§ Dataset section
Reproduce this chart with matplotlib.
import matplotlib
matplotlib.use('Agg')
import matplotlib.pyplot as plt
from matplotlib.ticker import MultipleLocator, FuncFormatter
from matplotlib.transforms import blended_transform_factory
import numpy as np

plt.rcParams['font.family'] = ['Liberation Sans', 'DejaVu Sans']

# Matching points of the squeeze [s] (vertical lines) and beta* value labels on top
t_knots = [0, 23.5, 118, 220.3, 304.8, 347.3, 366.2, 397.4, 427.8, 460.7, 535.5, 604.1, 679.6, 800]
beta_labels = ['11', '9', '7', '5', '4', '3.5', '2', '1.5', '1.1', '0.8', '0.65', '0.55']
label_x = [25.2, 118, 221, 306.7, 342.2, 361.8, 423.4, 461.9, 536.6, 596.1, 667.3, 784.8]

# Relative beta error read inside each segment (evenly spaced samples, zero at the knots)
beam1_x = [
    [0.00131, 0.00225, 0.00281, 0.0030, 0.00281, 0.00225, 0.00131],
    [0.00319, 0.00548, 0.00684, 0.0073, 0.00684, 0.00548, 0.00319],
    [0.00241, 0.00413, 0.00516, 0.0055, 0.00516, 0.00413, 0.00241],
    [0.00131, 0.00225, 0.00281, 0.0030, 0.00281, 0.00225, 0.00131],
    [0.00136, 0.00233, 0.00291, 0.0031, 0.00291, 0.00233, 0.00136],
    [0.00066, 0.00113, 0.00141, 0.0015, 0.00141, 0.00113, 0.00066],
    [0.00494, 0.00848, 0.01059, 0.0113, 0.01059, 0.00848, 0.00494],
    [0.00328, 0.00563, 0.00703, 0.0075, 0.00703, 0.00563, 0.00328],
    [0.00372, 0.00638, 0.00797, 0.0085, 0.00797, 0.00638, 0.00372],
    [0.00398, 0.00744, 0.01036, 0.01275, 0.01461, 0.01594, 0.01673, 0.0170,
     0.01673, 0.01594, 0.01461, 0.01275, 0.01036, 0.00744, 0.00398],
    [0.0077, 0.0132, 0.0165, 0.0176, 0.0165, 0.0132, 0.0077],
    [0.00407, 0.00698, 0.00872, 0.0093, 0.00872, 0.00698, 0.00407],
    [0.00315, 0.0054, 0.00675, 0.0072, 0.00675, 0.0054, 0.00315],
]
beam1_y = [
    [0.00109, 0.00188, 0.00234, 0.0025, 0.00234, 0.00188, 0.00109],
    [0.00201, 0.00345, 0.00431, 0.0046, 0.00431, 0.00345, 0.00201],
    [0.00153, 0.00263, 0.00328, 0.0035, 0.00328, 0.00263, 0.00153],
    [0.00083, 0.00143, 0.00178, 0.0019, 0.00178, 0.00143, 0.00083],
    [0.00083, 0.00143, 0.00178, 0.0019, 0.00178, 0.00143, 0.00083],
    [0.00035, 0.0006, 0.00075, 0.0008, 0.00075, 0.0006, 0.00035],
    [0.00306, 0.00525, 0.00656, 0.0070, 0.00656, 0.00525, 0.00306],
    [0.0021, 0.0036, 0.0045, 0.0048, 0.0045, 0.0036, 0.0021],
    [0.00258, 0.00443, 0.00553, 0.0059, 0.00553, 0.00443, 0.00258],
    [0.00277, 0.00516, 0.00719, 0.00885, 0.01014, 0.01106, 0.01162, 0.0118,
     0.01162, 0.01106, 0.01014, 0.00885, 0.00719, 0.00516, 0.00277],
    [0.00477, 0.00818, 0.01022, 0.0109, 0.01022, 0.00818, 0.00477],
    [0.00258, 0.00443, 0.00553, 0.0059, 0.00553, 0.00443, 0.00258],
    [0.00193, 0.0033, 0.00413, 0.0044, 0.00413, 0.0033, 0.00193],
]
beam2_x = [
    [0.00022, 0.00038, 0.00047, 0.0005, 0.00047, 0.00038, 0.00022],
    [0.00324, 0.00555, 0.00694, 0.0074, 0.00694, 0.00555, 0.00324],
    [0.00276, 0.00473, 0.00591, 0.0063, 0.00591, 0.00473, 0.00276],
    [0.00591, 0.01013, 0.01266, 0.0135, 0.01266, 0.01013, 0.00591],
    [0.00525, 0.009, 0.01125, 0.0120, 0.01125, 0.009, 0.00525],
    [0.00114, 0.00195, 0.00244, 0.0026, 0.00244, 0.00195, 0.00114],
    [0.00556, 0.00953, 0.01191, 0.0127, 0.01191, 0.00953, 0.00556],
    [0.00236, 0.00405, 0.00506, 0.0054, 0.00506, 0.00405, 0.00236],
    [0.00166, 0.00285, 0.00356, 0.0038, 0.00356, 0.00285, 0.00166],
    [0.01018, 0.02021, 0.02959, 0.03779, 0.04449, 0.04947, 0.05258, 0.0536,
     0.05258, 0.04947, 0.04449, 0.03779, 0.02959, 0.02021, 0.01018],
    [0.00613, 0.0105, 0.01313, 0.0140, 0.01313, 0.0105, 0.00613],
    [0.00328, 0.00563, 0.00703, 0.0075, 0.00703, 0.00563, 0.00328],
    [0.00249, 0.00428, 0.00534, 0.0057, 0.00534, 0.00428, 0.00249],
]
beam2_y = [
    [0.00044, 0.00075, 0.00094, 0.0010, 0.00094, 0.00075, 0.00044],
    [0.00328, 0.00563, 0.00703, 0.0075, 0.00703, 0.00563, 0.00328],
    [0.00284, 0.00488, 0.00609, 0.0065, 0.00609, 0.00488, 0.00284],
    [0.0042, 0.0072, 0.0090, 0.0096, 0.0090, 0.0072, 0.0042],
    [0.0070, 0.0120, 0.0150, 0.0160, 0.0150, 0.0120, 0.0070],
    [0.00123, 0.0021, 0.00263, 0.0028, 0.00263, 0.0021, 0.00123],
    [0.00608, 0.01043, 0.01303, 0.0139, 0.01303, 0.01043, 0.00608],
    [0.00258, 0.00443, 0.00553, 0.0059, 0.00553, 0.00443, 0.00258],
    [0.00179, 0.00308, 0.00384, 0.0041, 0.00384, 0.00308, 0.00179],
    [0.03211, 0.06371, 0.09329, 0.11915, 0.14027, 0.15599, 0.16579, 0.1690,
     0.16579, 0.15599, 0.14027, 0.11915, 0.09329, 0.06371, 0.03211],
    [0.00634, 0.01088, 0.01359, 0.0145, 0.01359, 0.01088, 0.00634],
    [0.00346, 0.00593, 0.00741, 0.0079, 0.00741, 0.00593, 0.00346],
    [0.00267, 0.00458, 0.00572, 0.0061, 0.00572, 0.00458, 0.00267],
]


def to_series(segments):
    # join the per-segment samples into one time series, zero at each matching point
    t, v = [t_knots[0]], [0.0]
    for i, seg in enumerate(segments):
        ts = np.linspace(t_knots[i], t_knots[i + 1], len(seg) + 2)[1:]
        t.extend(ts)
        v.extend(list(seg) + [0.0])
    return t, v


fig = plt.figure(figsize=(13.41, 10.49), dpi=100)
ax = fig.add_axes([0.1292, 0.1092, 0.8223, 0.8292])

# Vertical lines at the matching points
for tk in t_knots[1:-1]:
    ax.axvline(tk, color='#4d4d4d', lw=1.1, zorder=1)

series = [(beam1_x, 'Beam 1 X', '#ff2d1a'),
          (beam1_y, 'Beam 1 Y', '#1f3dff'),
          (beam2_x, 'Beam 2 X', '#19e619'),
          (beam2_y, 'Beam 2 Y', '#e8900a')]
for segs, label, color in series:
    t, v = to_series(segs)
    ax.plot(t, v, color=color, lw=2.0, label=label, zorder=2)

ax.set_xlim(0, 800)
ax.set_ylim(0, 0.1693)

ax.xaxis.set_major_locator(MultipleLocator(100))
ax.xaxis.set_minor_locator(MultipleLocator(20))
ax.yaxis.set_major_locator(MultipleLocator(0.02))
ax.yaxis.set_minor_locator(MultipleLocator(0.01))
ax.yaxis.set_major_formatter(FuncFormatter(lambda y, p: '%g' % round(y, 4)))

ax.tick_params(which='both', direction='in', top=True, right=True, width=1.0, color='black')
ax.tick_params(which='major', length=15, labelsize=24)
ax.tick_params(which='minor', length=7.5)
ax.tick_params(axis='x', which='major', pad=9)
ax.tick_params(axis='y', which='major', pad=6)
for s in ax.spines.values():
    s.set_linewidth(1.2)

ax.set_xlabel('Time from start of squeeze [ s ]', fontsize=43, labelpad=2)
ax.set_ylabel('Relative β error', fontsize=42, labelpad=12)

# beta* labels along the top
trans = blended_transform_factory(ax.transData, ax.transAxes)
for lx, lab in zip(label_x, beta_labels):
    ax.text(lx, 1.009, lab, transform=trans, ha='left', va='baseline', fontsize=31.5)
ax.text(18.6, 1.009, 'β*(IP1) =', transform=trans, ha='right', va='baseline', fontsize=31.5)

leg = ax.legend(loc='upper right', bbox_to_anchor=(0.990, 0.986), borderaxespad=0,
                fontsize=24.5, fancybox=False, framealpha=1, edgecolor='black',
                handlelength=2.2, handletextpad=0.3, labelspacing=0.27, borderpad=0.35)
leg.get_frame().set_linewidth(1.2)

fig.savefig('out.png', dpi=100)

§ What the exercise asks
Print from the first line through the line that contains "plt.rcParams['font.family'] = ['Liberation", please, including both, and leave out every line outside that stretch.

§ Task output
Reproduce this chart with matplotlib.
import matplotlib
matplotlib.use('Agg')
import matplotlib.pyplot as plt
from matplotlib.ticker import MultipleLocator, FuncFormatter
from matplotlib.transforms import blended_transform_factory
import numpy as np

plt.rcParams['font.family'] = ['Liberation Sans', 'DejaVu Sans']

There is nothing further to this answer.